The stemmers each need to be initialized to be used in code.

In [None]:
porter_stemmer = PorterStemmer()
snowball_stemmer = SnowballStemmer("english") # aka Porter2
lancaster_stemmer = LancasterStemmer()

stemmer = porter_stemmer  # Change to any of the above
stemmer

<PorterStemmer>

Next we tokenize each document:

In [None]:
term_list = []
for document in docs:
   term_list.append(nltk.word_tokenize(document))

term_list

[['The',
  'quick',
  'brown',
  'fox',
  'jumped',
  'over',
  'the',
  'lazy',
  'dog',
  '.',
  'résumé'],
 ['The',
  'sum',
  'of',
  'the',
  'square',
  'of',
  'the',
  'legs',
  'of',
  'a',
  'right',
  'triangle',
  'are',
  'equal',
  'to',
  'the',
  'square',
  'of',
  'the',
  'hypotenuse',
  '.',
  'resume'],
 ['We',
  'are',
  'what',
  'we',
  'pretend',
  'to',
  'be',
  ',',
  'so',
  'we',
  'must',
  'be',
  'careful',
  'about',
  'what',
  'we',
  'pretend',
  'to',
  'be',
  '.']]

Then we iterate through each document in the document and stem the token.

In [None]:
stemmed_term_list = []
for i, term_list_for_doc in enumerate(term_list):
   stemmed_term_list.append([stemmer.stem(word) for word in term_list_for_doc])

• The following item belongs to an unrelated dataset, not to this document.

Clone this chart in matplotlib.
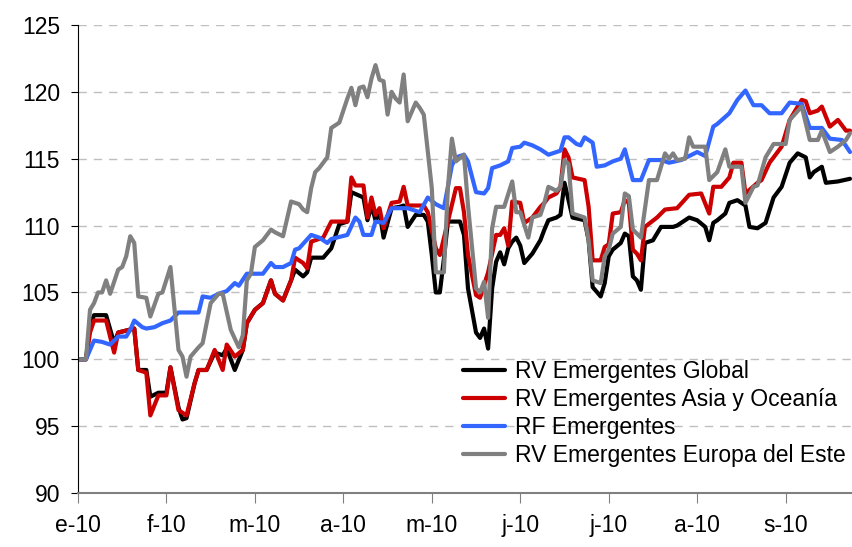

# Print lists of stemmed terms for each document
for stemmed_doc in stemmed_term_list:
  print(stemmed_doc)


['the', 'quick', 'brown', 'fox', 'jump', 'over', 'the', 'lazi', 'dog', '.', 'résumé']
['the', 'sum', 'of', 'the', 'squar', 'of', 'the', 'leg', 'of', 'a', 'right', 'triangl', 'are', 'equal', 'to', 'the', 'squar', 'of', 'the', 'hypotenus', '.', 'resum']
['we', 'are', 'what', 'we', 'pretend', 'to', 'be', ',', 'so', 'we', 'must', 'be', 'care', 'about', 'what', 'we', 'pretend', 'to', 'be', '.']


Finally, we re-assemble terms in each document to demonstrate stemming:

In [None]:
for i, doc in enumerate(docs):
  stemmed_docs_separated_by_space = ' '.join(stemmed_term_list[i])
  print(f'D{i} stemmed terms: {stemmed_docs_separated_by_space}')

D0 stemmed terms: the quick brown fox jump over the lazi dog .
D1 stemmed terms: the sum of the squar of the leg of a right triangl are equal to the squar of the hypotenus .
D2 stemmed terms: we are what we pretend to be , so we must be care about what we pretend to be .